Only one story comes from Stephen King-and it’s in fact one of his best short stories- “The Raft”. And they do it pretty well until they fuck up the hopeless scary as hell ending for some shock value that I think they just needed for the trailer. But what’s the fucking point of giving away the new shock ending in the fucking trailer. That fucks up your whole shock thing, Hollywood.
If I worked for the Hollywood, I wouldn’t have done that.
One thing I did like was the “sharing body heat to stay alive” scene in “The Raft”. It’s also got a good amount of people getting scalped for the history buffs out there. And a gigolo for the ladies.
Fuck this movie. Go read “The Raft” instead. And if you don’t like reading, then play with your butt awhile. That would be better for you than watching this movie.
This is another Stephen King anthology film and was directed by George Romero. It has 5 stories. It’s an homage to horror comics from the 50’s. In fact, the first time I encountered the stories in this film was in the tie-in comic book (drawn by the great Bernie Wrightson) that was published at the time the film was released. I found it in a Safeway magazine rack while my Dad was taking his blood pressure at that free thing Safeway has. The comic and the movie are both on my list of favorite things (at # 57 and 58, respectively. # 56 is making crack heads do footraces for crack I don’t really have).
Anyway, he best films are the ones with characters that have desires and motivations the audience can relate to. Creepshow has that in spades.
- A ten-year-old boy who wants to voodoo doll his dad.
- A put upon daughter who wants to bash in her awesome father’s head
- A dirty hillbilly who wants $200 for the meteor he found.
- A rich guy who likes videos of drowning people.
- A college professor with a loudmouth wife and access to an abominable snowman.
- An old man who hates people and bugs, but not in that exact order.
I know I’ve felt all of these exact feelings, and if you’re being honest with yourself you know you have too. What I like about Creepshow is that it delves into these everyday human desires and fleshes out what would happen if only we had the freedom to indulge in them. You know…a FREE country. Not “Obamerica”.
This film might seem dated to today’s douchebag viewer like you. It was cheesy for its own time-but that’s intentional. The comic-booky visual scheme works well. It provides an otherworldly feel that makes the outrageous events more acceptable and makes the 80’s seem less lame.

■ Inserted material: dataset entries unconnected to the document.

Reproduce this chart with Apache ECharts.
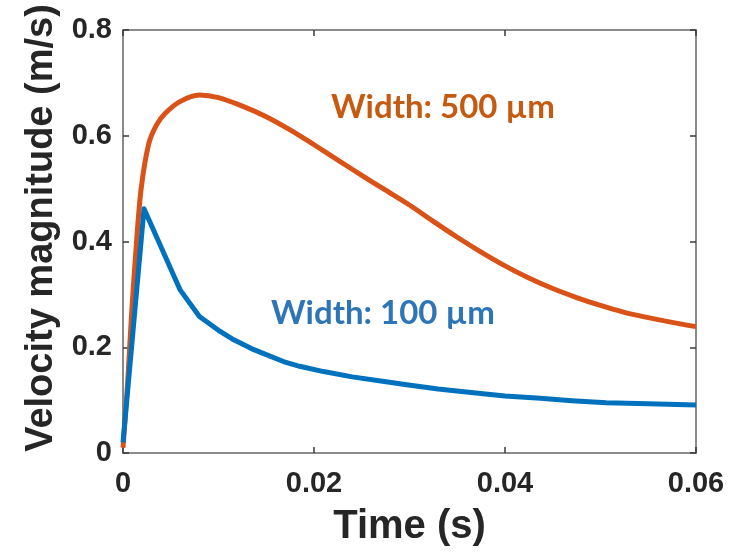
<!DOCTYPE html>
<html>
<head>
<meta charset="utf-8">
<script src="https://cdn.jsdelivr.net/npm/echarts@6/dist/echarts.min.js"></script>
<style>html,body{margin:0;padding:0;background:#fff;}#c{width:736px;height:552px;}</style>
</head>
<body>
<div id="c"></div>
<script>
// Width 500 µm (orange)
var timeOrange = [0, 0.0002, 0.0005, 0.0009, 0.0014, 0.0019, 0.0027, 0.0035, 0.0044, 0.006, 0.008, 0.01, 0.0125, 0.015, 0.0175, 0.02, 0.0225, 0.025, 0.0275, 0.03, 0.0325, 0.035, 0.0375, 0.04, 0.0425, 0.045, 0.0475, 0.05, 0.0525, 0.055, 0.0575, 0.06];
var velOrange  = [0.01, 0.06, 0.137, 0.263, 0.395, 0.5, 0.585, 0.62, 0.642, 0.665, 0.677, 0.672, 0.656, 0.636, 0.611, 0.583, 0.554, 0.525, 0.497, 0.469, 0.438, 0.408, 0.38, 0.354, 0.331, 0.311, 0.294, 0.279, 0.266, 0.256, 0.247, 0.239];
// Width 100 µm (blue)
var timeBlue = [0, 0.0022, 0.006, 0.008, 0.01, 0.0116, 0.0135, 0.015, 0.0168, 0.0185, 0.021, 0.024, 0.027, 0.0297, 0.033, 0.0367, 0.04, 0.0437, 0.047, 0.0506, 0.055, 0.06];
var velBlue  = [0.02, 0.462, 0.308, 0.258, 0.232, 0.214, 0.197, 0.186, 0.173, 0.164, 0.154, 0.144, 0.136, 0.129, 0.121, 0.114, 0.108, 0.1035, 0.099, 0.095, 0.093, 0.091];
var xTicks = [0, 0.02, 0.04, 0.06];
var yTicks = [0, 0.2, 0.4, 0.6, 0.8];
var labelOrange = 'Width: 500 µm';
var labelBlue = 'Width: 100 µm';
var xTitle = 'Time (s)';
var yTitle = 'Velocity magnitude (m/s)';

function pairs(t, v) { return t.map(function (x, i) { return [x, v[i]]; }); }

var axisLineStyle = { color: '#8a8a8a', width: 2 };
var tickStyle = { color: '#3a3a3a', width: 1.5 };
var labelFont = { color: '#262626', fontFamily: 'Liberation Sans', fontWeight: 'bold', fontSize: 29 };

var chart = echarts.init(document.getElementById('c'), null, { renderer: 'canvas' });
chart.setOption({
  animation: false,
  backgroundColor: '#fff',
  grid: { left: 123, right: 40, top: 30, bottom: 99, containLabel: false },
  xAxis: [{
    type: 'value', min: 0, max: 0.06, interval: 0.02, position: 'bottom',
    axisLine: { show: true, lineStyle: axisLineStyle },
    axisTick: { show: true, inside: true, length: 6, lineStyle: tickStyle },
    axisLabel: Object.assign({ margin: 16, formatter: function (v) { return xTicks.indexOf(+v.toFixed(2)) >= 0 ? String(+v.toFixed(2)) : ''; } }, labelFont),
    splitLine: { show: false },
    name: xTitle, nameLocation: 'middle', nameGap: 54,
    nameTextStyle: { color: '#262626', fontFamily: 'Liberation Sans', fontWeight: 'bold', fontSize: 40 }
  }, {
    type: 'value', min: 0, max: 0.06, interval: 0.02, position: 'top',
    axisLine: { show: true, onZero: false, lineStyle: axisLineStyle },
    axisTick: { show: true, inside: true, length: 6, lineStyle: tickStyle },
    axisLabel: { show: false }, splitLine: { show: false }
  }],
  yAxis: [{
    type: 'value', min: 0, max: 0.8, interval: 0.2, position: 'left',
    axisLine: { show: true, lineStyle: axisLineStyle },
    axisTick: { show: true, inside: true, length: 6, lineStyle: tickStyle },
    axisLabel: Object.assign({ margin: 11, formatter: function (v) { return String(+v.toFixed(1)); } }, labelFont),
    splitLine: { show: false }
  }, {
    type: 'value', min: 0, max: 0.8, interval: 0.2, position: 'right',
    axisLine: { show: true, onZero: false, lineStyle: axisLineStyle },
    axisTick: { show: true, inside: true, length: 6, lineStyle: tickStyle },
    axisLabel: { show: false }, splitLine: { show: false }
  }],
  series: [{
    name: labelOrange, type: 'line', data: pairs(timeOrange, velOrange),
    smooth: 0.3, showSymbol: false, symbol: 'none',
    lineStyle: { color: '#D95319', width: 5 }, z: 3
  }, {
    name: labelBlue, type: 'line', data: pairs(timeBlue, velBlue),
    smooth: false, showSymbol: false, symbol: 'none',
    lineStyle: { color: '#0072BD', width: 5, join: 'round' }, z: 4
  }],
  graphic: [{
    type: 'text', left: 331, top: 91,
    style: { text: labelOrange, fill: '#C55A11', font: 'bold 33px Lato' }
  }, {
    type: 'text', left: 271, top: 297,
    style: { text: labelBlue, fill: '#2E75B6', font: 'bold 33px Lato' }
  }, {
    type: 'text', x: 42, y: 228, rotation: Math.PI / 2,
    style: { text: yTitle, fill: '#262626', font: 'bold 38px "Liberation Sans"', align: 'center', verticalAlign: 'middle' }
  }]
});
</script>
</body>
</html>
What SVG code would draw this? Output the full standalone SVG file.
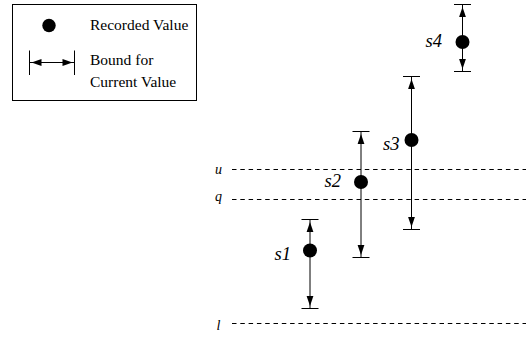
<svg xmlns="http://www.w3.org/2000/svg" width="526" height="337" viewBox="0 0 526 337">
<style>
.ln{stroke:#000;stroke-width:1;fill:none}
.dash{stroke:#000;stroke-width:1;stroke-dasharray:4.5 3.8;fill:none}
.dot{fill:#000}
.ah{fill:#000}
.lab{font-style:italic;font-size:18.5px;fill:#000}
.ax{font-style:italic;font-size:14px;fill:#000}
.leg{font-size:15.5px;fill:#000}
</style>
<defs>
<path id="up" d="M0,0 L-3.4,10 L3.4,10 Z"/>
<path id="down" d="M0,0 L-3.4,-10 L3.4,-10 Z"/>
</defs>
<rect width="526" height="337" fill="#fff"/>
<g id="legend" font-family="Liberation Serif, Times New Roman, DejaVu Serif, serif">
<rect class="ln" x="12.5" y="4.5" width="184" height="96"/>
<circle class="dot" cx="49" cy="25.5" r="6.7"/>
<text class="leg" x="90" y="30">Recorded Value</text>
<line class="ln" x1="29.5" y1="50.5" x2="29.5" y2="75"/>
<line class="ln" x1="74.5" y1="50.5" x2="74.5" y2="75"/>
<line class="ln" x1="29.5" y1="62.5" x2="74.5" y2="62.5"/>
<path class="ah" d="M31.5,62.5 L41.5,59.1 L41.5,65.9 Z"/>
<path class="ah" d="M72.5,62.5 L62.5,59.1 L62.5,65.9 Z"/>
<text class="leg" x="90" y="65">Bound for</text>
<text class="leg" x="90" y="87">Current Value</text>
</g>
<g id="thresholds" font-family="Liberation Serif, Times New Roman, DejaVu Serif, serif">
<line class="dash" x1="232" y1="169.5" x2="526" y2="169.5"/>
<line class="dash" x1="232" y1="199.5" x2="526" y2="199.5"/>
<line class="dash" x1="232" y1="323.5" x2="526" y2="323.5"/>
<text class="ax" x="215" y="173.5">u</text>
<text class="ax" x="215" y="200.5">q</text>
<text class="ax" x="216.5" y="330">l</text>
</g>
<g id="s1" font-family="Liberation Serif, Times New Roman, DejaVu Serif, serif">
<line class="ln" x1="310" y1="219.5" x2="310" y2="308.5"/>
<line class="ln" x1="301.5" y1="219.5" x2="318.5" y2="219.5"/>
<line class="ln" x1="301.5" y1="308.5" x2="318.5" y2="308.5"/>
<use href="#up" class="ah" x="310" y="222"/>
<use href="#down" class="ah" x="310" y="306"/>
<circle class="dot" cx="310" cy="250.5" r="7"/>
<text class="lab" x="274.5" y="259.5">s1</text>
</g>
<g id="s2" font-family="Liberation Serif, Times New Roman, DejaVu Serif, serif">
<line class="ln" x1="361" y1="131.5" x2="361" y2="257.5"/>
<line class="ln" x1="352.5" y1="131.5" x2="369.5" y2="131.5"/>
<line class="ln" x1="352.5" y1="257.5" x2="369.5" y2="257.5"/>
<use href="#up" class="ah" x="361" y="134"/>
<use href="#down" class="ah" x="361" y="255"/>
<circle class="dot" cx="361" cy="182" r="7"/>
<text class="lab" x="324.5" y="187">s2</text>
</g>
<g id="s3" font-family="Liberation Serif, Times New Roman, DejaVu Serif, serif">
<line class="ln" x1="411.5" y1="76.5" x2="411.5" y2="229.5"/>
<line class="ln" x1="403" y1="76.5" x2="420" y2="76.5"/>
<line class="ln" x1="403" y1="229.5" x2="420" y2="229.5"/>
<use href="#up" class="ah" x="411.5" y="79"/>
<use href="#down" class="ah" x="411.5" y="227"/>
<circle class="dot" cx="411.5" cy="140" r="7"/>
<text class="lab" x="383" y="149.5">s3</text>
</g>
<g id="s4" font-family="Liberation Serif, Times New Roman, DejaVu Serif, serif">
<line class="ln" x1="462.5" y1="4.5" x2="462.5" y2="71.5"/>
<line class="ln" x1="454" y1="4.5" x2="471" y2="4.5"/>
<line class="ln" x1="454" y1="71.5" x2="471" y2="71.5"/>
<use href="#up" class="ah" x="462.5" y="7"/>
<use href="#down" class="ah" x="462.5" y="69"/>
<circle class="dot" cx="462.5" cy="42" r="7"/>
<text class="lab" x="425.5" y="47">s4</text>
</g>
</svg>
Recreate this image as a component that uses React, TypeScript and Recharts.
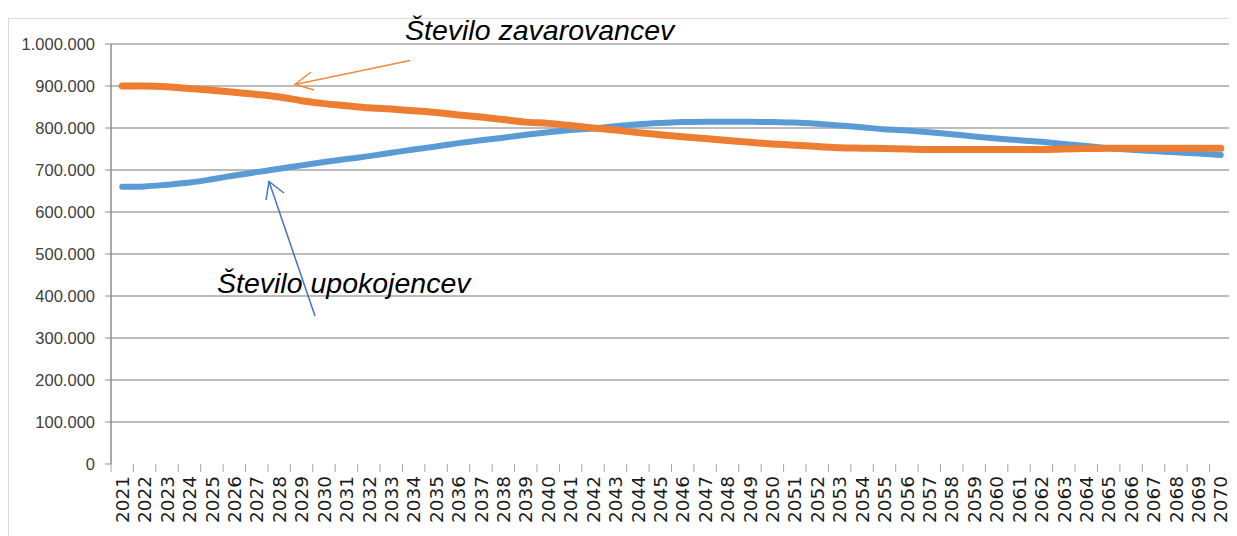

This movie is perfect example of how enjoyable the fun/scary thing can be when done properly-with respect and affection for the genre and its history. It’s not even too scary for kids. You should buy it and watch it. Then you should leave it out so that your 9-year-old can find it with minimal effort and then show it to your 7-year-old. They’ll watch and end up just sort of traumatized. But more importantly, they’ll feel like they got away with something. Occasionally, you just have to give kids these little victories.
Why? Because if you don’t they’ll voodoo doll the fuck out of you. The prologue/epilogue of this movie makes that clear.
But even if your kids don’t have voodoo dolls, you have to let them win a few. If you don’t, the next thing you know your son wants to be a nurse and your daughter’s dating outside her race.
You listening, Dr. Loomis?
Tales from the Hood: A
I saw this in the theater when I was twelve and it was awesome. Since then, I’ve probably seen it another fifteen times and I’ve enjoyed it each time. In my opinion, it is one of the most charming and creative 90’s horror films. The social commentary is relevant and the make-up, effects, writing, and acting are all extremely entertaining. I will concede that my history with the film might make my biased because of my own nostalgia.
This is one of those Creepshow style anthology films with a frame story setting up four “mini-films.” The mini-films each have, at their core, a social issue that affects African Americans who live in the hood which are also allegorically represented amidst all the panic and gore:
1. Police corruption / racism: A black rights activist is murdered by corrupt cops. They even gloat and go pee-pee on his grave after. Fucking meanies! He rises from the dead to fuck them up with extreme brutality. Zombie Black Rights Activist can teleport, has telekinesis, and can modulate his voice.
2. Domestic violence: David Alan Grier plays this asshole abusive boyfriend/dad who is also a monster. A teacher gets wise to what’s going on and one of DAG’s victims tries some voodoo type magic on his ass. Sounds fucked up, but when you get to the end of this one, there will be lulz.
3. Political racism: A racist white senator lives in a house that used to be a plantation, a fact that gives him an abundance of joy. Too bad for him that the house is haunted by a tribe of living dolls who are possessed by the souls of tortured slaves. You can imagine that they don’t think the senator is very cool. There’s some Child’s Play-esque terror as the dolls stalk and attack him.
4. Gang violence / prison rehabilitation: A gangsta named Crazy K goes to jail because he was being a gangsta named Crazy K. A new rehabilitation method allows the souls of his victims to kick it in the solitary confinement cell with him. These visitations make Crazy K become Crazier K and he has to ask himself if he still wants to go hard in the paint or instead, take responsibility for the evils he has committed.
Clarence Williams plays the Crypt Keeper character and his gap-toothed maniacal cackling punctuates each story. It’s a real treat.